Cinco Ranch Aggie said:
ahpetty33 said:
Cinco Ranch Aggie said:
Quote:
if they didn't pay you, would you go to work?
Playing college football is a job?
40+ hours a week to generate billions in revenue for a corporation? Sounds like a job to me
It's not a job.
Pie in the sky - these are students who are playing a game. They have always been paid, sometimes above the table through things like scholarships/room & board, etc, and other times under the table (our own job scandal in the early 90s, OU's car dealership thing, etc).
Prior to NIL, there were limitations on these kids' earning potential that were ridiculous. But now we've gone in the opposite direction where kids are getting millions (apparently). We might as well just start referring to college football as NFL Minor League.
What you're saying is that it's always been a job, they were just underpaid.
To a certain extent that has some accuracy. But not toally.
I agree that players and coaches should be under the same constraint for contractual obligation. A scholarship is a one year contract, so that makes the portal legally understandable.
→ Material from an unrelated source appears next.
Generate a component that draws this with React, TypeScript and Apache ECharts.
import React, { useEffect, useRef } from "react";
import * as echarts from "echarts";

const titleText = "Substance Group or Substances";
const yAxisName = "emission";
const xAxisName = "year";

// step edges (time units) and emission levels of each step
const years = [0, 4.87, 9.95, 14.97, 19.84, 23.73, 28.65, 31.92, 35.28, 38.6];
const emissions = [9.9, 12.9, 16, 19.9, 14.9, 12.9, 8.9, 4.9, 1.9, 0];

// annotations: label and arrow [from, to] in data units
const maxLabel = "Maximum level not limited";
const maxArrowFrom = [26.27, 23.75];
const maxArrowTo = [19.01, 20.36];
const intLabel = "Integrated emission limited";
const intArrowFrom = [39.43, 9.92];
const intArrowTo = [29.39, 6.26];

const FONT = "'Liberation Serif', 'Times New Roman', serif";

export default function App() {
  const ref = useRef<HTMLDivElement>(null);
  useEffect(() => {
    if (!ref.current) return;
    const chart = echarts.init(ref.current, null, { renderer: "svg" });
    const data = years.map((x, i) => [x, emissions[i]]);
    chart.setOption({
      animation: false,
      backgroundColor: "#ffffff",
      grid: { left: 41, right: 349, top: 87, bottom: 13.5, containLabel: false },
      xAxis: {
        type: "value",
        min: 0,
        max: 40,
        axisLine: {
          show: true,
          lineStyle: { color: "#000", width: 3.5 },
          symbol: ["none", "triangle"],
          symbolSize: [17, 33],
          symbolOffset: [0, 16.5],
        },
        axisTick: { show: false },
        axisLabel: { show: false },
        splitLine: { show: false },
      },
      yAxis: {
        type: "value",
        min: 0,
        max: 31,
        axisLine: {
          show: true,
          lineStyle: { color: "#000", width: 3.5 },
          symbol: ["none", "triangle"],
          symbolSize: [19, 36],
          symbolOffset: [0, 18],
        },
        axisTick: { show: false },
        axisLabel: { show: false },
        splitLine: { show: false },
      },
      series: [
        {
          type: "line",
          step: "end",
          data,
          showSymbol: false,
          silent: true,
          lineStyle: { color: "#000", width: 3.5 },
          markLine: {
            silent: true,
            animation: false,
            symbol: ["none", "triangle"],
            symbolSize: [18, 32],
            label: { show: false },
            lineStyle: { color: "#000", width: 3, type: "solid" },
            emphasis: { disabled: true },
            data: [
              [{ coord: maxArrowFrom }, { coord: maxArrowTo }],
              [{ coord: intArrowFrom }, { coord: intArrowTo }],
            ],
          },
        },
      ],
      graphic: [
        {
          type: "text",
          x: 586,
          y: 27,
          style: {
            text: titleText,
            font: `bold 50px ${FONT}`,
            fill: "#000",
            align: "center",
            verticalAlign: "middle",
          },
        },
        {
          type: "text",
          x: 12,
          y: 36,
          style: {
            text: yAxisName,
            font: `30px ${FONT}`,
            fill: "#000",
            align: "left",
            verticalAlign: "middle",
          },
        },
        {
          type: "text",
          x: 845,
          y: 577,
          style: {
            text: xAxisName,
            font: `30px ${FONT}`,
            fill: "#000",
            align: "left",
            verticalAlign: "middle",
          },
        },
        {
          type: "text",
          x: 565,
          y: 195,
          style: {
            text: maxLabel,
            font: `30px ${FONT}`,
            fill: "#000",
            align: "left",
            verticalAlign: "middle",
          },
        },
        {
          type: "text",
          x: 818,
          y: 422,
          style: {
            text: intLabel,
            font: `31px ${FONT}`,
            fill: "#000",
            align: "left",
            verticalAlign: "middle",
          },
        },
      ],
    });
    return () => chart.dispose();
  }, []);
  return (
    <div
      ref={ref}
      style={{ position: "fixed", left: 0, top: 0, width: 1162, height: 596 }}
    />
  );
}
However... It's the dollars and the egos that drive all of this. Half a billion dollar stadia, Billion+ dollar TV contracts, 10 million dollar coaches are what change the collegiate game - the players were just late to get their share.
* "They were always paid" - to a certain extent, but it had a more "paying for your loyalty" than "paying you for the job" to the understandings.
* "A few hours a week" - BS it's many hours per week, pretty much all year.
And yes, it does suck, and much of it is because of the egos of those unsatisfied with winning your conference, beating your rival, and playing in your bowl game to be the goals of collegiate football.
The money and egos wanted a Jr NFL and got precisely that. My magic wand would have it all as DIII football with student athletes playing for getting laid Saturday night, $20 tickets, $4 hot dogs, and coaches making whatever other PE teachers at the school make and only playing schools that you have a natural reason to play, geography or situation.